Commentary: There Is No Too Slow at Night

Even photographer Robert Brown's 30-foot photo boat (shown here at Maverciks big-wave surf spot) has radar for nighttime running.

Even photographer Robert Brown’s 30-foot photo boat (shown here at Maverciks big-wave surf spot) has radar for nighttime running.

Last night, I work up at 3 a.m.—OK, so technically that’s morning but you get the idea. I stared out the bedroom window at the manmade lagoon in back of the house my family and I are renting this week in Stinson Beach, Calif. It was so dark that I couldn’t tell where the dock ended and the water began.

Unable to get back to sleep, I walked to the front of the house and stared at the natural lagoon. It was so dark that I couldn’t see any of the small islands where, the morning before, I’d kayaked with my kids and a few close friends to watch hundreds of seals.

Still not quite ready for another shot at sleep, I walked to the ocean—it’s about 300 yards, give or take, from our doorstep. Thanks to white sands of Stinson, I could see where the beach ended and the ocean began, but beyond that the ocean was as black and impenetrable as the starless, cloudy night sky.

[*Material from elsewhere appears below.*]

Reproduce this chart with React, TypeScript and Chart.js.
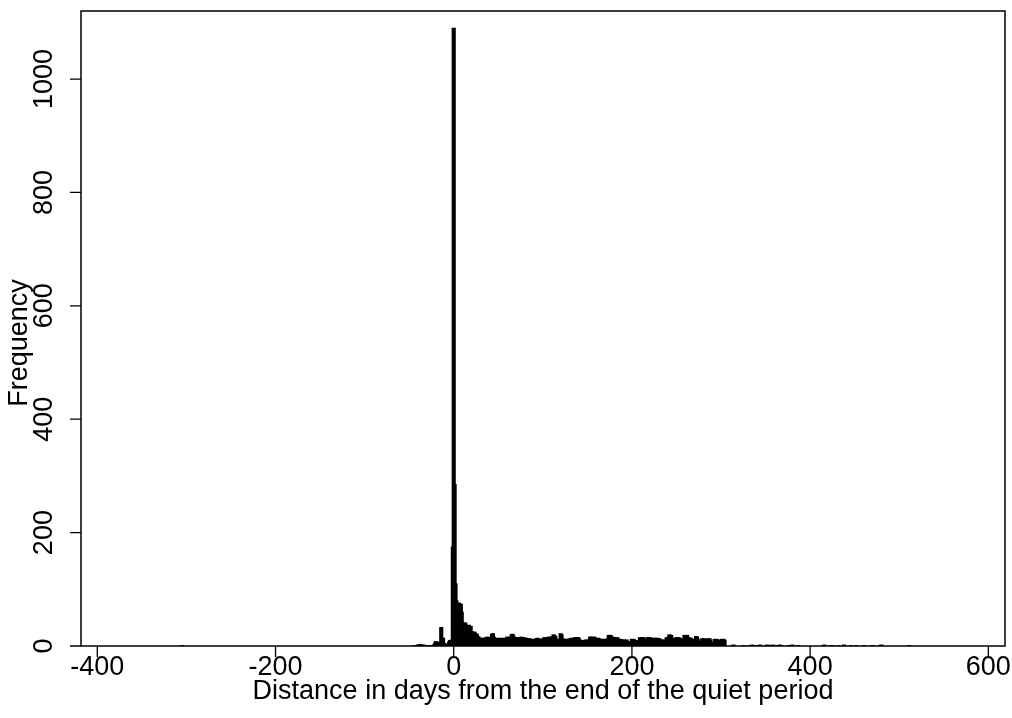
import { useEffect, useRef } from "react";
import { Chart, registerables } from "chart.js";

Chart.register(...registerables);

const FONT = '"Liberation Sans", Arial, Helvetica, sans-serif';

const xTickValues = [-400, -200, 0, 200, 400, 600];
const yTickValues = [0, 200, 400, 600, 800, 1000];
const xTitle = "Distance in days from the end of the quiet period";
const yTitle = "Frequency";

// days -45 .. -1
const earlyStartDay = -45;
const earlyFreq = [
  0, 0, 1, 0, 1, 2, 1, 3, 1, 2, 1, 2, 1, 1, 0, 0, 1, 0, 1, 0, 1, 0, 1, 2, 5,
  8, 4, 7, 3, 2, 4, 33, 6, 14, 5, 3, 2, 4, 2, 3, 8, 10, 6, 11, 175,
];

// days 0 .. 9
const peakStartDay = 0;
const peakFreq = [1090, 285, 110, 80, 75, 72, 76, 70, 74, 60];

// days 10 .. 304
const tailStartDay = 10;
const tailFreq = [
  42, 40, 38, 41, 36, 28, 25, 37, 30, 35,
  26, 22, 20, 25, 23, 19, 21, 17, 16, 14,
  14, 12, 13, 11, 14, 12, 15, 13, 16, 14,
  15, 13, 14, 21, 22, 16, 13, 12, 14, 11,
  13, 12, 14, 11, 13, 12, 14, 13, 11, 13,
  16, 14, 15, 13, 16, 20, 21, 18, 14, 15,
  13, 15, 14, 12, 15, 13, 16, 14, 12, 15,
  13, 14, 12, 13, 11, 13, 12, 11, 12, 10,
  12, 11, 12, 13, 14, 13, 12, 11, 12, 10,
  12, 14, 15, 13, 15, 14, 13, 16, 15, 16,
  14, 16, 20, 19, 17, 11, 12, 10, 12, 11,
  22, 20, 13, 11, 12, 10, 12, 11, 12, 10,
  13, 12, 14, 12, 13, 11, 15, 14, 15, 13,
  15, 12, 9, 8, 10, 9, 8, 10, 11, 9,
  10, 11, 9, 16, 14, 16, 15, 13, 16, 12,
  13, 12, 14, 13, 11, 12, 12, 10, 11, 12,
  10, 12, 11, 13, 19, 18, 19, 17, 14, 15,
  14, 15, 13, 15, 14, 12, 11, 12, 10, 11,
  10, 11, 9, 10, 11, 8, 7, 6, 8, 7,
  12, 11, 12, 10, 9, 8, 9, 10, 9, 15,
  14, 15, 13, 15, 12, 11, 12, 11, 15, 14,
  15, 13, 14, 12, 13, 14, 12, 13, 14, 13,
  12, 13, 10, 9, 11, 10, 9, 11, 10, 15,
  14, 13, 20, 18, 19, 13, 12, 14, 13, 12,
  15, 14, 15, 13, 14, 12, 11, 12, 11, 19,
  17, 18, 19, 14, 15, 13, 14, 12, 11, 12,
  11, 12, 17, 16, 12, 7, 6, 8, 7, 13,
  12, 13, 11, 10, 9, 13, 12, 13, 11, 6,
  5, 6, 5, 12, 11, 12, 10, 11, 6, 5,
  6, 12, 11, 12, 10,
];

// isolated days with few events
const sparseDays = [
  -305, 313, 314, 325, 332, 335, 341, 343, 344, 350, 352, 355, 357, 358, 360,
  363, 366, 367, 376, 378, 380, 386, 415, 416, 423, 425, 432, 438, 446, 452,
  461, 470, 479, 480, 511,
];
const sparseFreq = [
  1, 1, 2, 1, 1, 2, 1, 1, 2, 1, 2, 1, 1, 2, 1,
  1, 2, 1, 1, 1, 2, 1, 1, 2, 1, 1, 1, 2, 1, 1,
  1, 1, 1, 2, 1,
];

const X_MIN = -418.3;
const X_MAX = 618.7;
const Y_MIN = 0;
const Y_MAX = 1120;

function buildPoints() {
  const pts: { x: number; y: number }[] = [];
  earlyFreq.forEach((v, i) => pts.push({ x: earlyStartDay + i, y: v }));
  peakFreq.forEach((v, i) => pts.push({ x: peakStartDay + i, y: v }));
  tailFreq.forEach((v, i) => pts.push({ x: tailStartDay + i, y: v }));
  sparseDays.forEach((d, i) => pts.push({ x: d, y: sparseFreq[i] }));
  return pts;
}

const framePlugin = {
  id: "rframe",
  afterDraw(chart: any) {
    const { ctx, chartArea } = chart;
    const xs = chart.scales.x;
    const ys = chart.scales.y;
    const { left, right, top, bottom } = chartArea;
    ctx.save();
    ctx.strokeStyle = "#000";
    ctx.lineWidth = 1.5;
    ctx.strokeRect(left, top, right - left, bottom - top);

    const tick = 11;
    ctx.lineWidth = 1.3;
    ctx.beginPath();
    xTickValues.forEach((v) => {
      const px = xs.getPixelForValue(v);
      ctx.moveTo(px, bottom);
      ctx.lineTo(px, bottom + tick);
    });
    yTickValues.forEach((v) => {
      const py = ys.getPixelForValue(v);
      ctx.moveTo(left, py);
      ctx.lineTo(left - tick, py);
    });
    ctx.stroke();

    ctx.fillStyle = "#000";
    ctx.font = `27px ${FONT}`;
    ctx.textAlign = "center";
    ctx.textBaseline = "middle";
    xTickValues.forEach((v) => {
      ctx.fillText(String(v), xs.getPixelForValue(v), 668);
    });
    ctx.fillText(xTitle, (left + right) / 2, 692);

    yTickValues.forEach((v) => {
      ctx.save();
      ctx.translate(45, ys.getPixelForValue(v));
      ctx.rotate(-Math.PI / 2);
      ctx.fillText(String(v), 0, 0);
      ctx.restore();
    });
    ctx.save();
    ctx.translate(20, 343);
    ctx.rotate(-Math.PI / 2);
    ctx.fillText(yTitle, 0, 0);
    ctx.restore();
    ctx.restore();
  },
};

export default function App() {
  const ref = useRef<HTMLCanvasElement | null>(null);
  useEffect(() => {
    if (!ref.current) return;
    const chart = new Chart(ref.current, {
      type: "bar",
      data: {
        datasets: [
          {
            data: buildPoints(),
            backgroundColor: "#000",
            borderWidth: 0,
            barThickness: 3.5,
          } as any,
        ],
      },
      options: {
        animation: false,
        responsive: false,
        maintainAspectRatio: false,
        layout: { padding: { left: 81, top: 11, right: 7, bottom: 72 } },
        plugins: { legend: { display: false }, tooltip: { enabled: false } },
        scales: {
          x: {
            type: "linear",
            min: X_MIN,
            max: X_MAX,
            offset: false,
            grid: { offset: false },
            display: false,
          },
          y: { type: "linear", min: Y_MIN, max: Y_MAX, display: false },
        },
      },
      plugins: [framePlugin],
    });
    return () => chart.destroy();
  }, []);
  return (
    <div style={{ position: "fixed", left: 0, top: 0, width: 1012, height: 718, background: "#fff" }}>
      <canvas ref={ref} width={1012} height={718} style={{ width: 1012, height: 718 }} />
    </div>
  );
}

I went back to bed and fell asleep thinking about the darkness. I woke up about three hours later ago thinking about it, too. And it occurred me that the absolute last place I’d want to be at night is in a high-performance boat. And if I absolutely had to, I’d want to be running at not much more than idle speed.

How treacherous is running after dark? Treacherous enough for commercial vessels of all kinds, from the 30-foot photo boat owned by go-fast boat photographer Robert Brown to 1,500-foot super tankers to be equipped with systems such as radar to help keep them safe at night. Ask a professional skipper if he’d willingly run at night without those systems.

So what do we, who are lucky if our boats have GPS systems, know that someone whose living depends on his survival on the water does not? Nothing.

Here’s what we do know: There is no “too slow” on the water after dark. There is only “too fast.”

Navigation and running lights are essential “see and be seen” equipment. But to see and be seen, you have to do so “in time,” and the faster you go, the less time you have. To most of us, 30 mph on the water seems really slow. But two oncoming boats running 30 mph have a combined closing—and collision—speed of 60 mph.  Not slow at all, especially in something without air bags and shoulder restraints.

I once spun out twice in a blizzard in Colorado on my way to a friend’s house. When I got there, I told him about it. I finished my story with, “I was only going 25 mph!” He shook his head and said “Guess that 25 mph was too fast, huh?” I got the message.

Most of you don’t run your boats at night—there’s too much else to do—and if you did I know you’d proceed with the obsessive caution it demands. But every season, we lose a few of our own at night and we wring our hands. And after every nighttime tragedy, someone invariably says something like, “He wasn’t even going that fast” or “He knew the water.” And like my friend in Colorado, I shake my head.

Because there is no too slow on the water at night. There is only too fast.